While artificial intelligence agents are widely embraced in enterprises, overreliance on them for all tasks leads to inconsistent results and risks. Industry leaders advocate for a deliberate orchestration approach that assigns the right role to agents, automation, and humans based on task complexity and context.

  • 88% of organizations use AI in at least one business function globally.
  • Automation excels at predictable, rules-based tasks; agents aid dynamic, unstructured scenarios.
  • Orchestration platforms coordinate agent roles, automation processes, and human interventions.

What happened

Artificial intelligence adoption has surged with 88% of organizations integrating AI into at least one business function. However, many enterprises have moved too quickly from experimentation with AI agents to broadly deploying them across diverse processes, often with suboptimal results. The inherent limitations of agents in handling high-volume, rules-based tasks have become apparent, prompting a shift in strategy.

Kuber Sharma of UiPath highlights that the current phase of enterprise AI emphasizes orchestration — a structured framework deciding when agents should provide reasoning and interpretation, when automation executes precise, repetitive tasks, and when humans intervene. This nuanced approach prevents risks, enhances scalability, and maintains consistency in business outcomes.

Why it matters

Many business operations rely heavily on accuracy, repeatability, and auditability, such as invoice processing and reconciliations. These tasks benefit most from traditional automation, which delivers consistent results without added complexity. Assigning these functions to agents can introduce variability, driving inefficiency and risk. Understanding the distinction between automation and agent roles is critical for enterprise success with AI.

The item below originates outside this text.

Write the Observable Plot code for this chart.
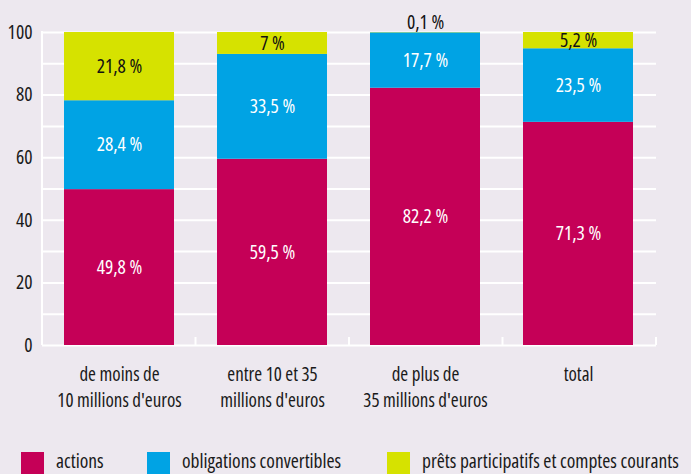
<!DOCTYPE html>
<html><head><meta charset="utf-8">
<script src="https://cdn.jsdelivr.net/npm/d3@7"></script>
<script src="https://cdn.jsdelivr.net/npm/@observablehq/plot@0.6"></script>
<style>
html,body{margin:0;padding:0;background:#ede8ef;overflow:hidden;width:691px;height:474px}
#legend{position:relative;height:29px;overflow:visible;font-family:"Open Sans",sans-serif;font-stretch:75%;font-size:19.5px;color:#1a1a1a}
.sw{position:absolute;top:7px;width:23px;height:22px}
.lb{position:absolute;top:2px;line-height:normal;white-space:nowrap}
</style></head><body><div id="chart"></div><div id="legend"></div>
<script>
const categories = ["de moins de\n10 millions d'euros", "entre 10 et 35\nmillions d'euros", "de plus de\n35 millions d'euros", "total"];
const seriesNames = ["actions", "obligations convertibles", "prêts participatifs et comptes courants"];
const actions = [49.8, 59.5, 82.2, 71.3];
const obligations = [28.4, 33.5, 17.7, 23.5];
const prets = [21.8, 7, 0.1, 5.2];
const yTicks = [0, 20, 40, 60, 80, 100];
const gridValues = [0, 10, 20, 30, 40, 50, 60, 70, 80, 90, 100];
const colors = ["#c50057", "#00a3e4", "#d6e200"];

const FONT = '"Open Sans",sans-serif';
const FS = 19.5;
const series = [actions, obligations, prets];
const rows = [];
categories.forEach((c, i) => {
  let acc = 0;
  series.forEach((vals, si) => {
    const v = vals[i];
    rows.push({cat: c, si, series: seriesNames[si], v, y1: acc, y2: acc + v,
      label: String(v).replace(".", ",") + " %"});
    acc += v;
  });
});

function frameLines(index, scales, values, dims) {
  const {marginLeft: ml, marginRight: mr, marginTop: mt, marginBottom: mb, width: w, height: h} = dims;
  const g = d3.create("svg:g").attr("stroke", "#fff").attr("stroke-width", 2).attr("fill", "none");
  const y0 = h - mb;
  g.append("line").attr("x1", ml).attr("x2", ml).attr("y1", mt - 1).attr("y2", y0);
  const n = categories.length, step = (w - ml - mr) / n;
  for (let i = 0; i <= n; i++) {
    const x = ml + i * step;
    g.append("line").attr("x1", x).attr("x2", x).attr("y1", y0 - 8).attr("y2", y0);
  }
  return g.node();
}

const chart = Plot.plot({
  width: 691,
  height: 445,
  marginTop: 32,
  marginBottom: 100,
  marginLeft: 42,
  marginRight: 35,
  style: {background: "transparent", color: "#1a1a1a", fontFamily: FONT, fontStretch: "75%"},
  x: {domain: categories, paddingInner: 0.28, paddingOuter: 0.14, axis: null},
  y: {domain: [0, 100], axis: null},
  marks: [
    Plot.ruleY(gridValues, {stroke: "#fff", strokeWidth: 2}),
    frameLines,
    Plot.barY(rows, {x: "cat", y1: "y1", y2: "y2", fill: d => colors[d.si]}),
    Plot.text(rows.filter(d => d.v >= 1 && d.si < 2), {x: "cat", y: d => (d.y1 + d.y2) / 2, text: "label", fill: "#fff", fontSize: FS}),
    Plot.text(rows.filter(d => d.v >= 1 && d.si === 2), {x: "cat", y: d => (d.y1 + d.y2) / 2, text: "label", fill: "#111", fontSize: FS}),
    Plot.text(rows.filter(d => d.v < 1), {x: "cat", y: "y2", text: "label", fill: "#111", fontSize: FS, dy: -10}),
    Plot.axisY(yTicks, {tickSize: 0, tickPadding: 10, fontSize: FS, label: null}),
    Plot.text(categories, {x: d => d, text: d => d, frameAnchor: "bottom", lineAnchor: "top", dy: 17.5, fontSize: 19, lineHeight: 1.36, fill: "#1a1a1a"})
  ]
});
document.getElementById("chart").appendChild(chart);

const legend = document.getElementById("legend");
const swLeft = [21, 147, 387];
seriesNames.forEach((name, i) => {
  const sw = document.createElement("div");
  sw.className = "sw"; sw.style.left = swLeft[i] + "px"; sw.style.background = colors[i];
  legend.appendChild(sw);
  const lb = document.createElement("div");
  lb.className = "lb"; lb.style.left = (swLeft[i] + 35) + "px"; lb.textContent = name;
  legend.appendChild(lb);
});
</script></body></html>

Conversely, AI agents shine in managing ambiguous, unstructured tasks such as exception handling, customer inquiry triage, and coordinating across systems. Recognizing these strengths helps enterprises optimize resource allocation, improve operational resilience, and create workflows that combine the precision of automation, the adaptability of AI agents, and the insight of human decision-makers.

What to watch next

The development and deployment of AI agents increasingly focus on clearly defined scopes and objectives supported by orchestration tools to integrate agents seamlessly within business processes. Solutions like UiPath Agent Builder enable enterprises to operationalize agents with governance, audit capabilities, and handoffs to automation or humans rather than treating agents as standalone entities.

Case studies, such as Sun Express Airlines, demonstrate how selectively using AI agents for tasks like interpreting flight disruption emails and pricing support, combined with automation for execution and humans for exceptions, delivers substantial cost savings and efficiency gains. This orchestration model will likely become the benchmark for enterprise AI strategies globally.